Let’s consider, then, some ways you might show a “demonstrated commitment” to:

  • Obtaining grants. Ideally this will be clear from your actual record, especially if you’ve been a principal investigator or a co-investigator on a successful grant proposal. If you worked on a successful grant project, ask your adviser or lab supervisor to comment in a letter or reference that your role was not just washing beakers or filling out forms. In short, prove that you can replicate the success independently in a new setting, possibly in concert with your previous partners but also with new ones. If you don’t have any grant success to report, try to show your commitment in other ways — perhaps you attended grants workshops or assisted on an existing grant. Always make clear that you have big plans by emphasizing your fundable line of research.
  • Research. Publishing expectations have increased tremendously in the 20 years since I got a tenure-track position. But so have start-up packages and support for research. As a dean, I am spending — even adjusted for inflation — at least 20 times more on a new assistant professor than my first employer did on me. If you are applying for a postdoc or tenure-track position at a major research university, mentioning your love of scholarship is clearly not enough. Quality counts, of course. One signal publication in a top journal may outshine a brace of them in lower-ranked journals. Your track record also should be “ascending” — that is, your publications should be growing in number or in prestige, from year to year. Finally, make clear that your research is part of a consistent strategy, not just scattershot and opportunistic. What is your five-year productivity plan?
  • Mentoring. Like every other institution, mine is reluctant to hire hothouse flowers who plan to work with their doors closed, uninterested in collaboration with colleagues. Specifically, many departments want someone who will help in the endless task of mentoring graduate students and/or advising undergraduates. Doctoral students and postdocs may have very little evidence to demonstrate commitment in this area, but provide what you can. What activities did you conduct in a lab, for example, that might be considered mentoring? How about your time as a TA or a teacher of record? Perhaps you helped out other students at your own level in your program. Even the smallest incident or action can help you build a narrative of commitment.
  • Teaching. Few academic programs want to hire people who are purely researchers or who implode in the classroom. You often need to show that you care about teaching, and not just rhetorically. State your teaching credentials but don’t just list the courses you’ve taught. Cite any efforts you made to improve the quality of your teaching, such as workshops you attended. Share any high evaluation scores you received. Pull out strong examples of your teaching having a positive effect.
  • Engagement. More and more institutions are trying to increase their public profile as both locally and globally engaged. Beyond your academic work, have you done any volunteer work on the campus or in your community? Do you have any nonacademic work or service experience? Have you engaged in any activities meant to serve as outreach beyond your immediate scholarly community? Basically, you want to show that you are interested in, and capable of, communicating with audiences beyond people like you.
  • Diversity. You may be asked to comment on how you have assisted and addressed diversity issues. Many people, especially early in their careers, will draw a blank in this category. They haven’t served on a diversity committee or task force, or helped craft a diversity policy. But you may have served on other committees — for example, as the graduate-student representative on a search committee — where these issues arise. Perhaps you were a teaching assistant in a diverse classroom. Reference those experiences. If your research touches on diversity issues, mention that.

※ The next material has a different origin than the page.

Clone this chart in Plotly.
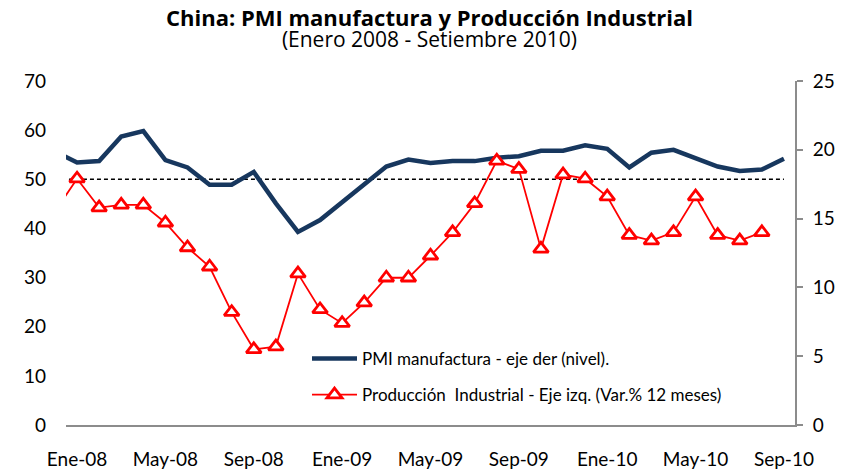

Overwhelmingly, search committees, hiring departments, and administrators understand that academics at the beginning of their careers (A.B.D., new Ph.D., or postdoc) may not have pages and pages of documented accomplishments in the areas for which they are asked to “demonstrate commitment.”

That’s OK. We all started out with no experience. Instead, try to demonstrate that your commitment in the designated area is on the right track. That is the best indicator that you will fill out the CV we want you to build.